▶ _Task prompt_: Give the listing again in full, exactly as written.
═══ Data ═══
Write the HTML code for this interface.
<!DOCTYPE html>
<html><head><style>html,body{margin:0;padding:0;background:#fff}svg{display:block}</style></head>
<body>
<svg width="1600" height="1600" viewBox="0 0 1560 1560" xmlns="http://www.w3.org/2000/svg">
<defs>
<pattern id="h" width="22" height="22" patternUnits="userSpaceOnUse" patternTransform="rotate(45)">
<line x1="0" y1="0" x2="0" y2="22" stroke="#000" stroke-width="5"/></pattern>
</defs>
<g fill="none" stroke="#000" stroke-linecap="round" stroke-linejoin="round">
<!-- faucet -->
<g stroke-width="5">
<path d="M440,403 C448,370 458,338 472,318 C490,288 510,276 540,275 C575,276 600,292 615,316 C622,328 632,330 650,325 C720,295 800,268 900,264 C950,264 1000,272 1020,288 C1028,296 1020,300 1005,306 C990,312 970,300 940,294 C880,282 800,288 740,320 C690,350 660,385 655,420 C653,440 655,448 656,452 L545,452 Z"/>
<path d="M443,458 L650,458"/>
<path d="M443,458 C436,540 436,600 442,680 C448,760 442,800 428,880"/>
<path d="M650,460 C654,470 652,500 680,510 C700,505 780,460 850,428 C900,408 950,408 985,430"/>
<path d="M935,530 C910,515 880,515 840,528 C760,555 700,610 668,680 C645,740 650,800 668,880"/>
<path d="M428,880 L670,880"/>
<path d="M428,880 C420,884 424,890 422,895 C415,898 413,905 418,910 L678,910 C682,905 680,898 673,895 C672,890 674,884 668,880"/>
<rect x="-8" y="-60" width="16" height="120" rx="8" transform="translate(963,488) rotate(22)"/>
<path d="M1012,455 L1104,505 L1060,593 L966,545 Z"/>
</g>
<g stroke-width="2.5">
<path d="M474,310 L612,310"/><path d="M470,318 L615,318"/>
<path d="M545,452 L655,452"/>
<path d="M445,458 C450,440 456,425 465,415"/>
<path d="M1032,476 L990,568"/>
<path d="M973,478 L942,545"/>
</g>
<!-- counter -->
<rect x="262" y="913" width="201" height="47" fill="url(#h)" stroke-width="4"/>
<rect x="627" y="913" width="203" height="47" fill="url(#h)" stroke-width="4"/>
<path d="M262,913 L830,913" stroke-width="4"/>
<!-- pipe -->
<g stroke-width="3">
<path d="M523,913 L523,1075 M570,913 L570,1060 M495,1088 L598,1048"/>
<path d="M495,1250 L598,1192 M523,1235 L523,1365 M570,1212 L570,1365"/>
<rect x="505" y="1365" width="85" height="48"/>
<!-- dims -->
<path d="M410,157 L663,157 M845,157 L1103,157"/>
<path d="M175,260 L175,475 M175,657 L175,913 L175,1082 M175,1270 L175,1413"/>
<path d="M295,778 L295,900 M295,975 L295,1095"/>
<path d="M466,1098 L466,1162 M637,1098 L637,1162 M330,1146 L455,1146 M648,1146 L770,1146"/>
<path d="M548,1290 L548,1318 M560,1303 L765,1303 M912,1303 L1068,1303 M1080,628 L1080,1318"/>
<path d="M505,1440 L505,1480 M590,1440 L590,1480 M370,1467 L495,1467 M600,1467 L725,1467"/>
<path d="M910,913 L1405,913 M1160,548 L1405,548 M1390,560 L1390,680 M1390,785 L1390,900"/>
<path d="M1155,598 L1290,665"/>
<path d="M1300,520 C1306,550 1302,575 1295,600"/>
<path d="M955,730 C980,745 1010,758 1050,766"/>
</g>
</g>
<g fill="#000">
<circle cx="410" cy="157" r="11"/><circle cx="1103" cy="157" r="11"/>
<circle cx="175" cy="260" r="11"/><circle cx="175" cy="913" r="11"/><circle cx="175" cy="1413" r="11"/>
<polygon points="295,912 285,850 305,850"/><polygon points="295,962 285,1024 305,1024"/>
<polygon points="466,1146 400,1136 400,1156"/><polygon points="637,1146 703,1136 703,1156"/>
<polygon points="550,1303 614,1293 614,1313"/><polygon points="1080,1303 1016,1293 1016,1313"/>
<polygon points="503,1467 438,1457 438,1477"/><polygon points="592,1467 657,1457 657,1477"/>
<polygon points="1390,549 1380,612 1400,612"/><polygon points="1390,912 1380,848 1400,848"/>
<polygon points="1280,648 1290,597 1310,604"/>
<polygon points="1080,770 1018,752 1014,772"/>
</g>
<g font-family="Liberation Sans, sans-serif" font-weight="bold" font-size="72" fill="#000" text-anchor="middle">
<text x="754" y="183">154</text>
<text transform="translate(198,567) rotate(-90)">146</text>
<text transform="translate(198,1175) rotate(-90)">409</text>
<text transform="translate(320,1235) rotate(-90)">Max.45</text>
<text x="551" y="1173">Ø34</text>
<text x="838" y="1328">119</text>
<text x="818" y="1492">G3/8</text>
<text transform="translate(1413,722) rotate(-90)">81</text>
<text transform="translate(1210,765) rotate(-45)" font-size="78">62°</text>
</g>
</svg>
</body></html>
═══
▶ _Output of the task_:
Write the HTML code for this interface.
<!DOCTYPE html>
<html><head><style>html,body{margin:0;padding:0;background:#fff}svg{display:block}</style></head>
<body>
<svg width="1600" height="1600" viewBox="0 0 1560 1560" xmlns="http://www.w3.org/2000/svg">
<defs>
<pattern id="h" width="22" height="22" patternUnits="userSpaceOnUse" patternTransform="rotate(45)">
<line x1="0" y1="0" x2="0" y2="22" stroke="#000" stroke-width="5"/></pattern>
</defs>
<g fill="none" stroke="#000" stroke-linecap="round" stroke-linejoin="round">
<!-- faucet -->
<g stroke-width="5">
<path d="M440,403 C448,370 458,338 472,318 C490,288 510,276 540,275 C575,276 600,292 615,316 C622,328 632,330 650,325 C720,295 800,268 900,264 C950,264 1000,272 1020,288 C1028,296 1020,300 1005,306 C990,312 970,300 940,294 C880,282 800,288 740,320 C690,350 660,385 655,420 C653,440 655,448 656,452 L545,452 Z"/>
<path d="M443,458 L650,458"/>
<path d="M443,458 C436,540 436,600 442,680 C448,760 442,800 428,880"/>
<path d="M650,460 C654,470 652,500 680,510 C700,505 780,460 850,428 C900,408 950,408 985,430"/>
<path d="M935,530 C910,515 880,515 840,528 C760,555 700,610 668,680 C645,740 650,800 668,880"/>
<path d="M428,880 L670,880"/>
<path d="M428,880 C420,884 424,890 422,895 C415,898 413,905 418,910 L678,910 C682,905 680,898 673,895 C672,890 674,884 668,880"/>
<rect x="-8" y="-60" width="16" height="120" rx="8" transform="translate(963,488) rotate(22)"/>
<path d="M1012,455 L1104,505 L1060,593 L966,545 Z"/>
</g>
<g stroke-width="2.5">
<path d="M474,310 L612,310"/><path d="M470,318 L615,318"/>
<path d="M545,452 L655,452"/>
<path d="M445,458 C450,440 456,425 465,415"/>
<path d="M1032,476 L990,568"/>
<path d="M973,478 L942,545"/>
</g>
<!-- counter -->
<rect x="262" y="913" width="201" height="47" fill="url(#h)" stroke-width="4"/>
<rect x="627" y="913" width="203" height="47" fill="url(#h)" stroke-width="4"/>
<path d="M262,913 L830,913" stroke-width="4"/>
<!-- pipe -->
<g stroke-width="3">
<path d="M523,913 L523,1075 M570,913 L570,1060 M495,1088 L598,1048"/>
<path d="M495,1250 L598,1192 M523,1235 L523,1365 M570,1212 L570,1365"/>
<rect x="505" y="1365" width="85" height="48"/>
<!-- dims -->
<path d="M410,157 L663,157 M845,157 L1103,157"/>
<path d="M175,260 L175,475 M175,657 L175,913 L175,1082 M175,1270 L175,1413"/>
<path d="M295,778 L295,900 M295,975 L295,1095"/>
<path d="M466,1098 L466,1162 M637,1098 L637,1162 M330,1146 L455,1146 M648,1146 L770,1146"/>
<path d="M548,1290 L548,1318 M560,1303 L765,1303 M912,1303 L1068,1303 M1080,628 L1080,1318"/>
<path d="M505,1440 L505,1480 M590,1440 L590,1480 M370,1467 L495,1467 M600,1467 L725,1467"/>
<path d="M910,913 L1405,913 M1160,548 L1405,548 M1390,560 L1390,680 M1390,785 L1390,900"/>
<path d="M1155,598 L1290,665"/>
<path d="M1300,520 C1306,550 1302,575 1295,600"/>
<path d="M955,730 C980,745 1010,758 1050,766"/>
</g>
</g>
<g fill="#000">
<circle cx="410" cy="157" r="11"/><circle cx="1103" cy="157" r="11"/>
<circle cx="175" cy="260" r="11"/><circle cx="175" cy="913" r="11"/><circle cx="175" cy="1413" r="11"/>
<polygon points="295,912 285,850 305,850"/><polygon points="295,962 285,1024 305,1024"/>
<polygon points="466,1146 400,1136 400,1156"/><polygon points="637,1146 703,1136 703,1156"/>
<polygon points="550,1303 614,1293 614,1313"/><polygon points="1080,1303 1016,1293 1016,1313"/>
<polygon points="503,1467 438,1457 438,1477"/><polygon points="592,1467 657,1457 657,1477"/>
<polygon points="1390,549 1380,612 1400,612"/><polygon points="1390,912 1380,848 1400,848"/>
<polygon points="1280,648 1290,597 1310,604"/>
<polygon points="1080,770 1018,752 1014,772"/>
</g>
<g font-family="Liberation Sans, sans-serif" font-weight="bold" font-size="72" fill="#000" text-anchor="middle">
<text x="754" y="183">154</text>
<text transform="translate(198,567) rotate(-90)">146</text>
<text transform="translate(198,1175) rotate(-90)">409</text>
<text transform="translate(320,1235) rotate(-90)">Max.45</text>
<text x="551" y="1173">Ø34</text>
<text x="838" y="1328">119</text>
<text x="818" y="1492">G3/8</text>
<text transform="translate(1413,722) rotate(-90)">81</text>
<text transform="translate(1210,765) rotate(-45)" font-size="78">62°</text>
</g>
</svg>
</body></html>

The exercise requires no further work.